## DATA SECTION
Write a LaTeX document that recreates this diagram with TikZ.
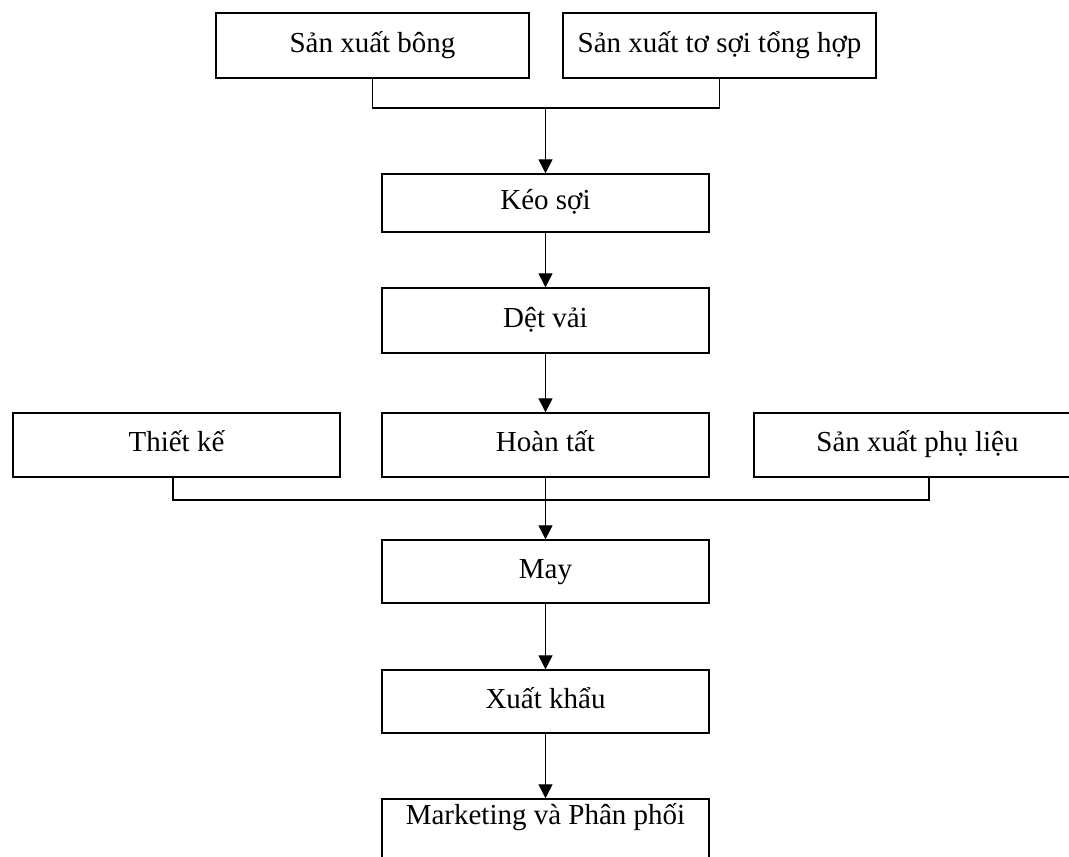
\documentclass[tikz,border=0pt]{standalone}
\usepackage{fontspec}
\setmainfont{Liberation Serif}
\usetikzlibrary{arrows.meta}
\tikzset{
  box/.style={draw, line width=1.4pt, inner sep=0pt, minimum width=327pt,
    text height=19pt, text depth=6pt, font=\fontsize{29}{34}\selectfont},
  conn/.style={line width=1.2pt},
  arr/.style={line width=1.2pt, -{Triangle[width=14pt,length=14pt]}}
}
\begin{document}
\begin{tikzpicture}[x=1pt,y=-1pt]
\useasboundingbox (0,0) rectangle (1069,857);
\fill[white] (0,0) rectangle (1069,857);
\clip (0,0) rectangle (1069,857);
\node[box, minimum width=313pt, minimum height=65pt] (bong) at (372.5,45.5) {Sản xuất bông};
\node[box, minimum width=313pt, minimum height=65pt] (toi) at (719.5,45.5) {Sản xuất tơ sợi tổng hợp};
\node[box, minimum height=58pt] (keo) at (545.5,203) {Kéo sợi};
\node[box, minimum height=65pt] (det) at (545.5,320.5) {Dệt vải};
\node[box, minimum height=64pt] (hoan) at (545.5,445) {Hoàn tất};
\node[box, minimum height=64pt] (tk) at (176.5,445) {Thiết kế};
\node[box, minimum height=64pt] (pl) at (917.5,445) {Sản xuất phụ liệu};
\node[box, minimum height=63pt] (may) at (545.5,571.5) {May};
\node[box, minimum height=63pt] (xk) at (545.5,701.5) {Xuất khẩu};
\node[box, minimum height=65pt, text height=6pt, text depth=20pt] (mk) at (545.5,831.5) {Marketing và Phân phối};
\coordinate (j1) at (545.5,108);
\coordinate (j2) at (545.5,500);
\draw[conn] (bong.south) |- (j1) -| (toi.south);
\draw[arr] (j1) -- (keo.north);
\draw[arr] (keo.south) -- (det.north);
\draw[arr] (det.south) -- (hoan.north);
\draw[conn] ([xshift=-3.5pt]tk.south) |- (j2) -| ([xshift=11.5pt]pl.south);
\draw[arr] (hoan.south) -- (may.north);
\draw[arr] (may.south) -- (xk.north);
\draw[arr] (xk.south) -- (mk.north);
\end{tikzpicture}
\end{document}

## WHAT YOU WILL DO
Quote the data exactly, leaving every image out of the copy.

## FULL RESPONSE
Write a LaTeX document that recreates this diagram with TikZ.
\documentclass[tikz,border=0pt]{standalone}
\usepackage{fontspec}
\setmainfont{Liberation Serif}
\usetikzlibrary{arrows.meta}
\tikzset{
  box/.style={draw, line width=1.4pt, inner sep=0pt, minimum width=327pt,
    text height=19pt, text depth=6pt, font=\fontsize{29}{34}\selectfont},
  conn/.style={line width=1.2pt},
  arr/.style={line width=1.2pt, -{Triangle[width=14pt,length=14pt]}}
}
\begin{document}
\begin{tikzpicture}[x=1pt,y=-1pt]
\useasboundingbox (0,0) rectangle (1069,857);
\fill[white] (0,0) rectangle (1069,857);
\clip (0,0) rectangle (1069,857);
\node[box, minimum width=313pt, minimum height=65pt] (bong) at (372.5,45.5) {Sản xuất bông};
\node[box, minimum width=313pt, minimum height=65pt] (toi) at (719.5,45.5) {Sản xuất tơ sợi tổng hợp};
\node[box, minimum height=58pt] (keo) at (545.5,203) {Kéo sợi};
\node[box, minimum height=65pt] (det) at (545.5,320.5) {Dệt vải};
\node[box, minimum height=64pt] (hoan) at (545.5,445) {Hoàn tất};
\node[box, minimum height=64pt] (tk) at (176.5,445) {Thiết kế};
\node[box, minimum height=64pt] (pl) at (917.5,445) {Sản xuất phụ liệu};
\node[box, minimum height=63pt] (may) at (545.5,571.5) {May};
\node[box, minimum height=63pt] (xk) at (545.5,701.5) {Xuất khẩu};
\node[box, minimum height=65pt, text height=6pt, text depth=20pt] (mk) at (545.5,831.5) {Marketing và Phân phối};
\coordinate (j1) at (545.5,108);
\coordinate (j2) at (545.5,500);
\draw[conn] (bong.south) |- (j1) -| (toi.south);
\draw[arr] (j1) -- (keo.north);
\draw[arr] (keo.south) -- (det.north);
\draw[arr] (det.south) -- (hoan.north);
\draw[conn] ([xshift=-3.5pt]tk.south) |- (j2) -| ([xshift=11.5pt]pl.south);
\draw[arr] (hoan.south) -- (may.north);
\draw[arr] (may.south) -- (xk.north);
\draw[arr] (xk.south) -- (mk.north);
\end{tikzpicture}
\end{document}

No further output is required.